Adoption
Domestic Adoption
While for most children the best place to grow is with their birth parents, others are unable to do so.
Under The Children (Northern Ireland) Order 1995 the first duty of Health and Social Care Trusts, where children cannot live with their birth parents, is to seek a home for them with their extended family.
Finding a safe and caring new home for children with wider family or friends allows them to keep important attachments and connections in their lives, and is therefore the preferred choice where it is possible.
Where this is not possible, society has a clear responsibility to provide children with stability and permanence in their lives.
Some children are placed in alternative forms of care.

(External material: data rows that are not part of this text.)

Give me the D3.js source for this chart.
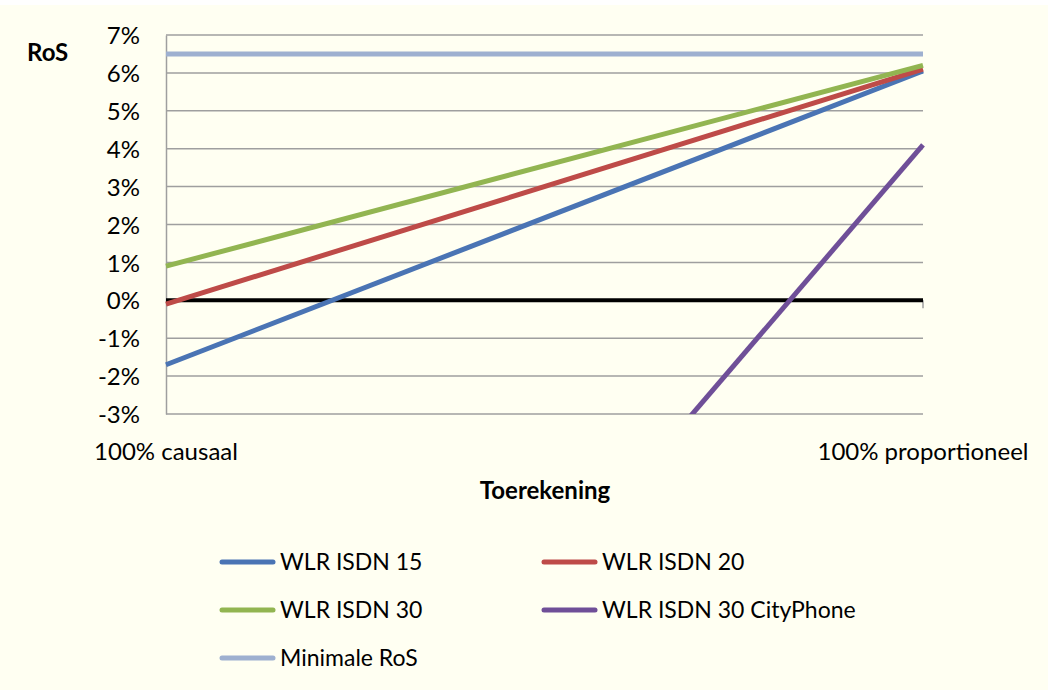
<!DOCTYPE html>
<html>
<head>
<meta charset="utf-8">
<script src="https://cdn.jsdelivr.net/npm/d3@7"></script>
<style>
body { margin: 0; background: #fff; }
text { font-family: Lato, "Open Sans", sans-serif; fill: #000; }
</style>
</head>
<body>
<svg id="chart" width="1048" height="690"></svg>
<script>
var categories = ["100% causaal", "100% proportioneel"];
var seriesNames = ["WLR ISDN 15", "WLR ISDN 20", "WLR ISDN 30", "WLR ISDN 30 CityPhone", "Minimale RoS"];
var isdn15 = [-1.7, 6.05];
var isdn20 = [-0.1, 6.1];
var isdn30 = [0.9, 6.2];
var cityPhone = [-19.2, 4.1];
var minRos = [6.5, 6.5];
var yTicks = [-3, -2, -1, 0, 1, 2, 3, 4, 5, 6, 7];
var colors = ["#4a74b4", "#be4b48", "#92b551", "#6f4f98", "#9eb0d0"];

var series = [isdn15, isdn20, isdn30, cityPhone, minRos];

var svg = d3.select("#chart");
var plotLeft = 166, plotRight = 923, plotTop = 35, plotBottom = 414;
var fontSize = 24;

svg.append("rect")
    .attr("x", 0).attr("y", 5)
    .attr("width", 1048).attr("height", 685)
    .attr("fill", "#fffff2");

var x = d3.scalePoint().domain(categories).range([plotLeft, plotRight]).padding(0);
var y = d3.scaleLinear().domain([-3, 7]).range([plotBottom, plotTop]);

// gridlines
svg.append("g")
    .selectAll("line")
    .data(yTicks)
    .enter()
    .append("line")
    .attr("x1", plotLeft).attr("x2", plotRight)
    .attr("y1", function(d) { return y(d); })
    .attr("y2", function(d) { return y(d); })
    .attr("stroke", "#9f9f9f")
    .attr("stroke-width", 1.5);

// y axis
var yAxis = d3.axisLeft(y)
    .tickValues(yTicks)
    .tickSize(0)
    .tickPadding(26)
    .tickFormat(function(d) { return d + "%"; });
var gy = svg.append("g").attr("transform", "translate(" + plotLeft + ",0)").call(yAxis);
gy.select(".domain").attr("stroke", "#9f9f9f").attr("stroke-width", 1.5);
gy.selectAll("text").attr("font-size", fontSize).attr("dy", "0.36em")
    .attr("font-family", "Lato, sans-serif");

svg.append("defs").append("clipPath").attr("id", "plot")
    .append("rect")
    .attr("x", plotLeft - 3).attr("y", plotTop - 5)
    .attr("width", plotRight - plotLeft + 6).attr("height", plotBottom - plotTop + 5);

// x axis line at 0
svg.append("line")
    .attr("x1", plotRight).attr("x2", plotRight)
    .attr("y1", y(0)).attr("y2", y(0) + 8)
    .attr("stroke", "#9f9f9f").attr("stroke-width", 1.5);
svg.append("line")
    .attr("x1", plotLeft).attr("x2", plotRight)
    .attr("y1", y(0)).attr("y2", y(0))
    .attr("stroke", "#000").attr("stroke-width", 4);

// category labels
svg.append("g")
    .selectAll("text")
    .data(categories)
    .enter()
    .append("text")
    .attr("x", function(d) { return x(d); })
    .attr("y", 460)
    .attr("text-anchor", "middle")
    .attr("font-size", fontSize)
    .text(function(d) { return d; });

// series lines
var line = d3.line()
    .x(function(d, i) { return x(categories[i]); })
    .y(function(d) { return y(d); });

svg.append("g")
    .attr("clip-path", "url(#plot)")
    .selectAll("path")
    .data(series)
    .enter()
    .append("path")
    .attr("d", function(d) { return line(d); })
    .attr("fill", "none")
    .attr("stroke", function(d, i) { return colors[i]; })
    .attr("stroke-width", 5);

// axis titles
svg.append("text")
    .attr("x", 27).attr("y", 61)
    .attr("font-size", fontSize).attr("font-weight", "bold")
    .text("RoS");
svg.append("text")
    .attr("x", 545).attr("y", 499)
    .attr("text-anchor", "middle")
    .attr("font-size", fontSize).attr("font-weight", "bold")
    .text("Toerekening");

// legend
var legend = svg.append("g")
    .selectAll("g")
    .data(seriesNames)
    .enter()
    .append("g")
    .attr("transform", function(d, i) {
        return "translate(" + (i % 2 === 0 ? 220 : 542) + "," + (562 + Math.floor(i / 2) * 48) + ")";
    });
legend.append("line")
    .attr("x1", 2).attr("x2", 53)
    .attr("y1", 0).attr("y2", 0)
    .attr("stroke", function(d, i) { return colors[i]; })
    .attr("stroke-width", 5)
    .attr("stroke-linecap", "round");
legend.append("text")
    .attr("x", 60).attr("y", 0)
    .attr("dy", "0.35em")
    .attr("font-size", 23)
    .text(function(d) { return d; });
</script>
</body>
</html>
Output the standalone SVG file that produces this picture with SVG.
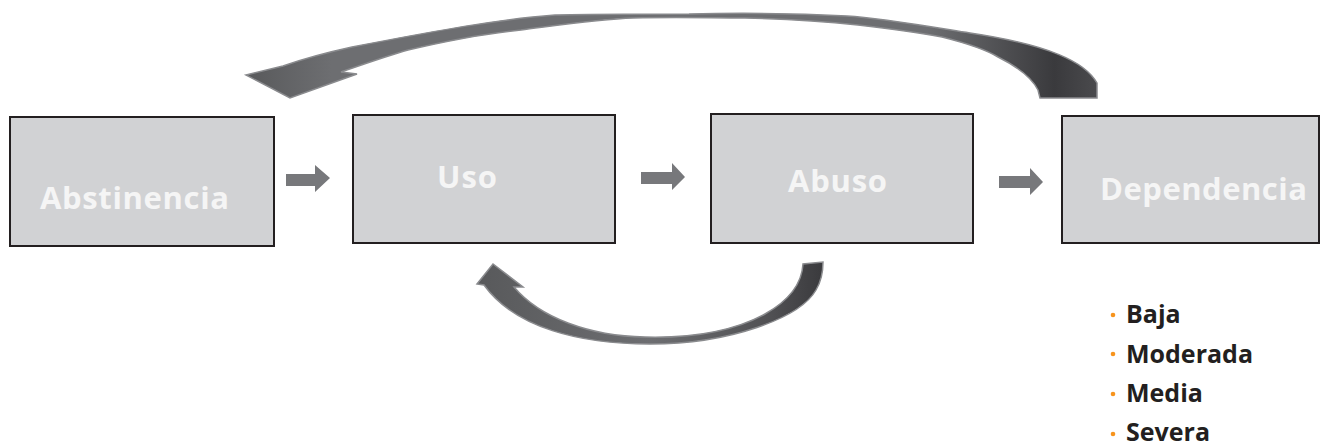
<svg xmlns="http://www.w3.org/2000/svg" width="1329" height="448" viewBox="0 0 1329 448">
<style>
.box{fill:#d1d2d4;stroke:#231f20;stroke-width:2}
.lbl{font-family:"Open Sans","Liberation Sans",sans-serif;font-weight:bold;font-size:31px;fill:#f5f5f5}
.step{fill:#77787b}
.arc{stroke:#8a8b8e;stroke-width:1.5}
.item{font-family:"Open Sans","Liberation Sans",sans-serif;font-weight:bold;font-size:25px;fill:#231f20}
.dot{fill:#f7941d}
</style>
<defs>
<linearGradient id="gTop" x1="0" y1="0" x2="1" y2="0">
<stop offset="0" stop-color="#58595b"/>
<stop offset="0.1" stop-color="#6d6e71"/>
<stop offset="0.8" stop-color="#6d6e71"/>
<stop offset="0.95" stop-color="#3a3a3d"/>
<stop offset="1" stop-color="#4a4a4d"/>
</linearGradient>
<linearGradient id="gBot" x1="0" y1="0" x2="1" y2="0">
<stop offset="0" stop-color="#58595b"/>
<stop offset="0.5" stop-color="#6d6e71"/>
<stop offset="0.85" stop-color="#505053"/>
<stop offset="1" stop-color="#3a3a3d"/>
</linearGradient>
</defs>
<g id="connectors">
<path class="arc" fill="url(#gTop)" d="M1097,98 L1097,83 C1085,62 1050,45 970,33 C920,25 880,18 847,16 C790,13 730,13 689,14 C640,14 590,14 555,15 C500,19 440,30 352,47 C320,54 300,60 283,66 L246,75 L290,98 L357,74 L341,72 C370,62 390,55 408,50 C450,40 490,33 521,30 C560,25 600,19 633,18 C680,17 710,18 745,18 C790,19 830,22 858,25 C900,30 920,33 942,37 C970,44 990,52 998,57 C1020,68 1032,78 1038,90 L1040,98 Z"/>
<path class="arc" fill="url(#gBot)" d="M484,285 C515,328 580,344 650,344 C730,344 800,318 816,290 C822,280 823,270 823,262 L803,264 C802,282 790,300 765,314 C730,333 685,338 645,337 C590,336 540,318 514,287 L523,287 L493,264 L477,284 Z"/>
<polygon class="step" points="286,174 315,174 315,165 330,178 315,192 315,186 286,186"/>
<polygon class="step" points="641,172 672,172 672,163 685,177 672,190 672,184 641,184"/>
<polygon class="step" points="999,176 1030,176 1030,168 1043,182 1030,195 1030,188 999,188"/>
</g>
<g id="abstinencia">
<rect class="box" x="10" y="117" width="264" height="129"/>
<text class="lbl" x="40" y="209" textLength="189" lengthAdjust="spacing">Abstinencia</text>
</g>
<g id="uso">
<rect class="box" x="353" y="115" width="262" height="128"/>
<text class="lbl" x="437" y="188" textLength="60" lengthAdjust="spacing">Uso</text>
</g>
<g id="abuso">
<rect class="box" x="711" y="114" width="262" height="129"/>
<text class="lbl" x="788" y="192" textLength="99" lengthAdjust="spacing">Abuso</text>
</g>
<g id="dependencia">
<rect class="box" x="1062" y="116" width="257" height="127"/>
<text class="lbl" x="1100" y="200" textLength="207" lengthAdjust="spacing">Dependencia</text>
</g>
<g id="niveles">
<circle class="dot" cx="1113" cy="315" r="2.3"/>
<text class="item" x="1126" y="323">Baja</text>
<circle class="dot" cx="1113" cy="354" r="2.3"/>
<text class="item" x="1126" y="363">Moderada</text>
<circle class="dot" cx="1113" cy="394" r="2.3"/>
<text class="item" x="1126" y="402">Media</text>
<circle class="dot" cx="1113" cy="434" r="2.3"/>
<text class="item" x="1126" y="441">Severa</text>
</g>
</svg>
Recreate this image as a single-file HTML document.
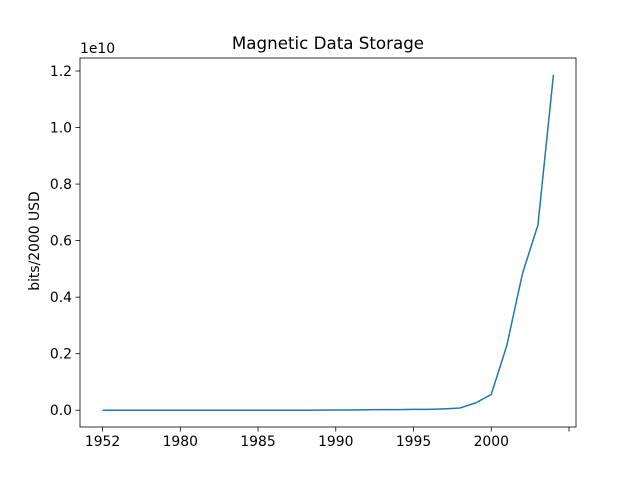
<!DOCTYPE html>
<html><head><meta charset="utf-8"><style>body{margin:0;background:#fff}svg{font-family:"DejaVu Sans","Liberation Sans",sans-serif}</style></head>
<body>
<svg id="c" width="640" height="480"></svg>
<script>
const categories=[0,1,2,3,4,5,6,7,8,9,10,11,12,13,14,15,16,17,18,19,20,21,22,23,24,25,26,27,28,29];
const values=[0,0,0,0,0,0,0,0,0,0,0,0,0,0,0.0005,0.001,0.001,0.0015,0.002,0.002,0.003,0.003,0.005,0.008,0.026,0.056,0.229,0.482,0.655,1.187];
const xTickPos=[0,5,10,15,20,25,30];
const xTickLabels=["1952","1980","1985","1990","1995","2000",""];
const yTicks=[0,0.2,0.4,0.6,0.8,1.0,1.2];
const yTickLabels=["0.0","0.2","0.4","0.6","0.8","1.0","1.2"];
const L=80,R=576,T=58,B=427;
const x0=-1.45,x1=30.45,y0=-0.0593,y1=1.246;
const X=v=>L+(v-x0)/(x1-x0)*(R-L);
const Y=v=>B-(v-y0)/(y1-y0)*(B-T);
const s=document.getElementById('c');const NS="http://www.w3.org/2000/svg";
function mk(t,a,txt){const e=document.createElementNS(NS,t);for(const k in a)e.setAttribute(k,a[k]);if(txt!=null)e.textContent=txt;s.appendChild(e);return e;}
let e=mk('text',{x:328,y:49,'text-anchor':'middle','font-size':16.7},'Magnetic Data Storage');


e=mk('text',{x:80,y:53,'font-size':13.9},'1e10');


e=mk('text',{x:0,y:0,'text-anchor':'middle','font-size':13.9,transform:'translate(39,241) rotate(-90)'},'bits/2000 USD');


xTickPos.forEach((p,i)=>{const px=X(p);
 let t=mk('line',{x1:px,x2:px,y1:B,y2:B+4.5,stroke:'#000','stroke-width':0.8});
 
 
 let l=mk('text',{x:px,y:B+19,'text-anchor':'middle','font-size':13.9},xTickLabels[i]);
 
 
});
yTicks.forEach((v,i)=>{const py=Y(v);
 let t=mk('line',{x1:L-4.5,x2:L,y1:py,y2:py,stroke:'#000','stroke-width':0.8});
 
 
 let l=mk('text',{x:L-8,y:py+5,'text-anchor':'end','font-size':13.9},yTickLabels[i]);
 
 
});
const pts=categories.map((c,i)=>X(c).toFixed(2)+','+Y(values[i]).toFixed(2)).join(' ');
e=mk('polyline',{points:pts,fill:'none',stroke:'#1f77b4','stroke-width':1.5,'stroke-linejoin':'round'});


e=mk('rect',{x:L,y:T,width:R-L,height:B-T,fill:'none',stroke:'#000','stroke-width':0.8});


</script>
</body></html>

Adoption is traditionally a means of providing a permanent family for a small, but significant number of children who are unable to return to their birth parents.
Intercountry Adoption
Although there are many children in Northern Ireland who are looking for an adoptive family, there are also many children overseas who need homes and Intercountry Adoption may be their only opportunity to belong to a permanent family.
For humanitarian reasons the Government allows Intercountry Adoption to proceed where; the child cannot be cared for in any suitable manner in his own country; the adoption would be in the best interests of the child and with respect to the child's fundamental rights as recognised in international law; and the adopter has been assessed as eligible and suitable to adopt from overseas by an adoption agency.